▶ **WORK TO DO**
Quote, verbatim, all material below, without pictures.

▶ **DATA SEGMENT**
* * * * * * * * *
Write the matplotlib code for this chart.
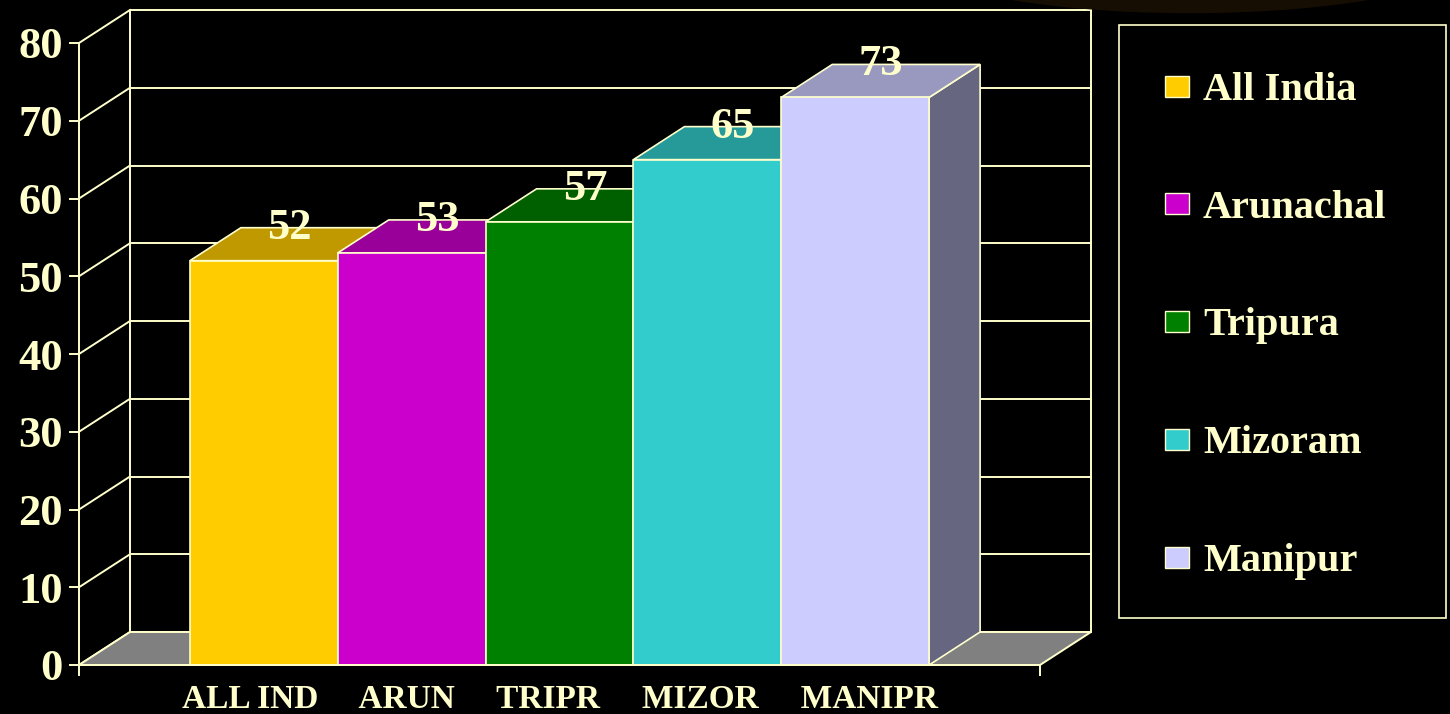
import matplotlib.pyplot as plt
from matplotlib.patches import Polygon, Rectangle, Ellipse

# data
series = ['All India', 'Arunachal', 'Tripura', 'Mizoram', 'Manipur']
values = [52, 53, 57, 65, 73]
xlabels = ['ALL IND', 'ARUN', 'TRIPR', 'MIZOR', 'MANIPR']
yticks = [0, 10, 20, 30, 40, 50, 60, 70, 80]

front_cols = ['#FFCC00', '#CC00CC', '#008000', '#33CCCC', '#CCCCFF']
top_cols = ['#C09900', '#990099', '#006000', '#269999', '#9999C0']
side_cols = ['#806600', '#660066', '#004000', '#1A6666', '#666680']

CREAM = '#FFFFCC'
W, H = 1450, 714
GAP = 1.5                 # gap width, in bar widths
span = len(values) + GAP  # front width of the plot floor
PX_X = 961 / span         # pixels per x unit
PX_Y = 622 / 80           # pixels per value unit
X0, Y0 = 79, 49           # pixel position of the origin (from bottom-left)
DX, DY = 51 / PX_X, 33 / PX_Y   # depth offset

plt.rcParams['font.family'] = ['Liberation Serif', 'DejaVu Serif']
plt.rcParams['font.weight'] = 'bold'

fig = plt.figure(figsize=(W / 100, H / 100), dpi=100, facecolor='black')
ax = fig.add_axes([0, 0, 1, 1])
ax.set_facecolor('black')
ax.set_xlim(-X0 / PX_X, (W - X0) / PX_X)
ax.set_ylim(-Y0 / PX_Y, (H - Y0) / PX_Y)
ax.axis('off')

# faint glow from the slide background
fig.patches.append(Ellipse((1190 / W, 1 + 45 / H), 560 / W, 115 / H,
                           transform=fig.transFigure, color='#170e03', zorder=0))

lw = 1.4
# left and back walls
for t in yticks:
    ax.plot([0, DX], [t, t + DY], color=CREAM, lw=lw, zorder=1)
    ax.plot([DX, span + DX], [t + DY, t + DY], color=CREAM, lw=lw, zorder=1)
ax.plot([DX, DX], [DY, 80 + DY], color=CREAM, lw=lw, zorder=1)
ax.plot([span + DX, span + DX], [DY, 80 + DY], color=CREAM, lw=lw, zorder=1)

# floor
ax.add_patch(Polygon([(0, 0), (span, 0), (span + DX, DY), (DX, DY)],
                     closed=True, facecolor='#808080', edgecolor=CREAM, lw=lw, zorder=2))

# bars
for i, v in enumerate(values):
    x = GAP / 2 + i
    z = 3 + i
    ax.add_patch(Polygon([(x + 1, 0), (x + 1 + DX, DY), (x + 1 + DX, v + DY), (x + 1, v)],
                         closed=True, facecolor=side_cols[i], edgecolor=CREAM, lw=1.2, zorder=z))
    ax.add_patch(Polygon([(x, v), (x + 1, v), (x + 1 + DX, v + DY), (x + DX, v + DY)],
                         closed=True, facecolor=top_cols[i], edgecolor=CREAM, lw=1.2, zorder=z))
    ax.add_patch(Rectangle((x, 0), 1, v, facecolor=front_cols[i], edgecolor=CREAM,
                           lw=1.2, zorder=z))
    ax.text(x + 0.5 + DX / 2, v + DY, str(v), color=CREAM, fontsize=32,
            ha='center', va='center', zorder=20)

# front axes
tick = 9 / PX_X
ax.plot([0, 0], [-10 / PX_Y, 80], color=CREAM, lw=lw, zorder=10)
ax.plot([0, span], [0, 0], color=CREAM, lw=lw, zorder=10)
ax.plot([span, span], [0, -10 / PX_Y], color=CREAM, lw=lw, zorder=10)
for t in yticks:
    ax.plot([-tick, 0], [t, t], color=CREAM, lw=lw, zorder=10)
    ax.text(-16 / PX_X, t, str(t), color=CREAM, fontsize=32,
            ha='right', va='center_baseline')

ax.text(span / 2, -43 / PX_Y, '     '.join(xlabels), color=CREAM, fontsize=24,
        ha='center', va='baseline')

# legend
fig.patches.append(Rectangle((1119 / W, 1 - 618 / H), 327 / W, 593 / H,
                             transform=fig.transFigure, facecolor='black',
                             edgecolor=CREAM, lw=1.2, zorder=1))
for i, name in enumerate(series):
    yc = 1 - (86 + i * 117.75) / H
    fig.patches.append(Rectangle((1165 / W, yc - 10.5 / H), 24 / W, 21 / H,
                                 transform=fig.transFigure, facecolor=front_cols[i],
                                 edgecolor=CREAM, lw=1.0, zorder=2))
    fig.text(1203 / W, yc, name, color=CREAM, fontsize=29, ha='left',
             va='center_baseline')

fig.savefig('out.png', dpi=100, facecolor='black')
* * * * * * * * *
▶ **EXERCISE OUTPUT**
Write the matplotlib code for this chart.
import matplotlib.pyplot as plt
from matplotlib.patches import Polygon, Rectangle, Ellipse

# data
series = ['All India', 'Arunachal', 'Tripura', 'Mizoram', 'Manipur']
values = [52, 53, 57, 65, 73]
xlabels = ['ALL IND', 'ARUN', 'TRIPR', 'MIZOR', 'MANIPR']
yticks = [0, 10, 20, 30, 40, 50, 60, 70, 80]

front_cols = ['#FFCC00', '#CC00CC', '#008000', '#33CCCC', '#CCCCFF']
top_cols = ['#C09900', '#990099', '#006000', '#269999', '#9999C0']
side_cols = ['#806600', '#660066', '#004000', '#1A6666', '#666680']

CREAM = '#FFFFCC'
W, H = 1450, 714
GAP = 1.5                 # gap width, in bar widths
span = len(values) + GAP  # front width of the plot floor
PX_X = 961 / span         # pixels per x unit
PX_Y = 622 / 80           # pixels per value unit
X0, Y0 = 79, 49           # pixel position of the origin (from bottom-left)
DX, DY = 51 / PX_X, 33 / PX_Y   # depth offset

plt.rcParams['font.family'] = ['Liberation Serif', 'DejaVu Serif']
plt.rcParams['font.weight'] = 'bold'

fig = plt.figure(figsize=(W / 100, H / 100), dpi=100, facecolor='black')
ax = fig.add_axes([0, 0, 1, 1])
ax.set_facecolor('black')
ax.set_xlim(-X0 / PX_X, (W - X0) / PX_X)
ax.set_ylim(-Y0 / PX_Y, (H - Y0) / PX_Y)
ax.axis('off')

# faint glow from the slide background
fig.patches.append(Ellipse((1190 / W, 1 + 45 / H), 560 / W, 115 / H,
                           transform=fig.transFigure, color='#170e03', zorder=0))

lw = 1.4
# left and back walls
for t in yticks:
    ax.plot([0, DX], [t, t + DY], color=CREAM, lw=lw, zorder=1)
    ax.plot([DX, span + DX], [t + DY, t + DY], color=CREAM, lw=lw, zorder=1)
ax.plot([DX, DX], [DY, 80 + DY], color=CREAM, lw=lw, zorder=1)
ax.plot([span + DX, span + DX], [DY, 80 + DY], color=CREAM, lw=lw, zorder=1)

# floor
ax.add_patch(Polygon([(0, 0), (span, 0), (span + DX, DY), (DX, DY)],
                     closed=True, facecolor='#808080', edgecolor=CREAM, lw=lw, zorder=2))

# bars
for i, v in enumerate(values):
    x = GAP / 2 + i
    z = 3 + i
    ax.add_patch(Polygon([(x + 1, 0), (x + 1 + DX, DY), (x + 1 + DX, v + DY), (x + 1, v)],
                         closed=True, facecolor=side_cols[i], edgecolor=CREAM, lw=1.2, zorder=z))
    ax.add_patch(Polygon([(x, v), (x + 1, v), (x + 1 + DX, v + DY), (x + DX, v + DY)],
                         closed=True, facecolor=top_cols[i], edgecolor=CREAM, lw=1.2, zorder=z))
    ax.add_patch(Rectangle((x, 0), 1, v, facecolor=front_cols[i], edgecolor=CREAM,
                           lw=1.2, zorder=z))
    ax.text(x + 0.5 + DX / 2, v + DY, str(v), color=CREAM, fontsize=32,
            ha='center', va='center', zorder=20)

# front axes
tick = 9 / PX_X
ax.plot([0, 0], [-10 / PX_Y, 80], color=CREAM, lw=lw, zorder=10)
ax.plot([0, span], [0, 0], color=CREAM, lw=lw, zorder=10)
ax.plot([span, span], [0, -10 / PX_Y], color=CREAM, lw=lw, zorder=10)
for t in yticks:
    ax.plot([-tick, 0], [t, t], color=CREAM, lw=lw, zorder=10)
    ax.text(-16 / PX_X, t, str(t), color=CREAM, fontsize=32,
            ha='right', va='center_baseline')

ax.text(span / 2, -43 / PX_Y, '     '.join(xlabels), color=CREAM, fontsize=24,
        ha='center', va='baseline')

# legend
fig.patches.append(Rectangle((1119 / W, 1 - 618 / H), 327 / W, 593 / H,
                             transform=fig.transFigure, facecolor='black',
                             edgecolor=CREAM, lw=1.2, zorder=1))
for i, name in enumerate(series):
    yc = 1 - (86 + i * 117.75) / H
    fig.patches.append(Rectangle((1165 / W, yc - 10.5 / H), 24 / W, 21 / H,
                                 transform=fig.transFigure, facecolor=front_cols[i],
                                 edgecolor=CREAM, lw=1.0, zorder=2))
    fig.text(1203 / W, yc, name, color=CREAM, fontsize=29, ha='left',
             va='center_baseline')

fig.savefig('out.png', dpi=100, facecolor='black')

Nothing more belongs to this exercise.